Erste gezielte Kampagen
Fotos in den Zeitungen waren Anfang des vorigen Jahrhunderts noch ungewohnt. Erst 1883 war das erste Zeitungsfoto in der "Leipziger Illustrierten Zeitung" erschienen. Die "Berliner Illustrirte Zeitung" war die erste, die gezielt Fotos einsetzte. Mit ihrem neuen Konzept setzte sie statt der festen Abonnements auf den Straßenverkauf. Interessante Titelfotos sollten zum Kauf der Wochenzeitschrift motivieren.

Die öffentliche Empörung über das Foto war vor allem deshalb so groß, weil Ebert und Noske nur mit einer Badehose bekleidet waren. "Standesgemäß" gingen Männer damals mit einem Badekostüm ins Wasser, das den Oberkörper bedeckte.

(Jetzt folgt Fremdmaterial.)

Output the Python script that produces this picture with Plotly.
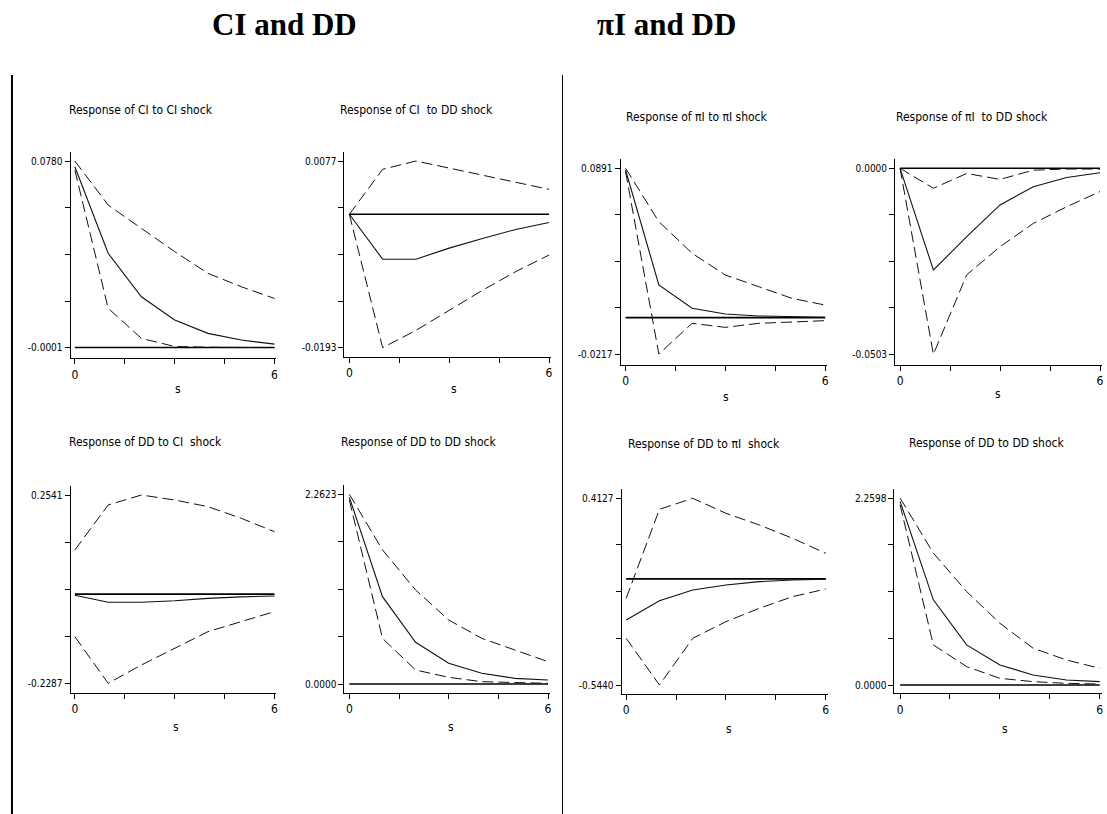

Bemerkenswert ist für den Medien-Historiker Niels Albrecht, dass es nicht die nationalistische Presse war, die Ebert mit diesem Foto angriff, sondern der liberale Ullstein-Verlag. Ziel sei nicht die bewusste Verunglimpfung des Reichspräsidenten, sondern Steigerung der Auflagenzahl gewesen. Der Verlag habe mit seinem Angriff den Startschuss für eine "Hetzkampagne unvorstellbaren Ausmaßes" gegeben.

Bis heute die Ausnahme geblieben
Die "Deutsche Tageszeitung" ging anschließend noch einen Schritt weiter und veröffentlichte in hoher Auflage eine Postkarte mit dem Titel "Einst und jetzt!". Darauf sind Kaiser Wilhelm II. und Reichsmarschall Paul von Hindenburg in schmucker Uniform den beiden Demokraten Ebert und Noske in Badehose gegenübergestellt.

Gegen die Verwendung des Fotos strengte Ebert seine erste Beleidigungsklage vor dem Berliner Landgericht an. Zwar erließ das Landgericht ein Verbot der Postkarte, doch war die Verbreitung nicht mehr zu verhindern. Mit insgesamt 173 Strafanträgen stritt Ebert bis zu seinem Tod 1925 gerichtlich für die Würde seiner Person und seines Amtes. Badehosen-Bilder von deutschen Politikern sind bis heute die Ausnahme geblieben.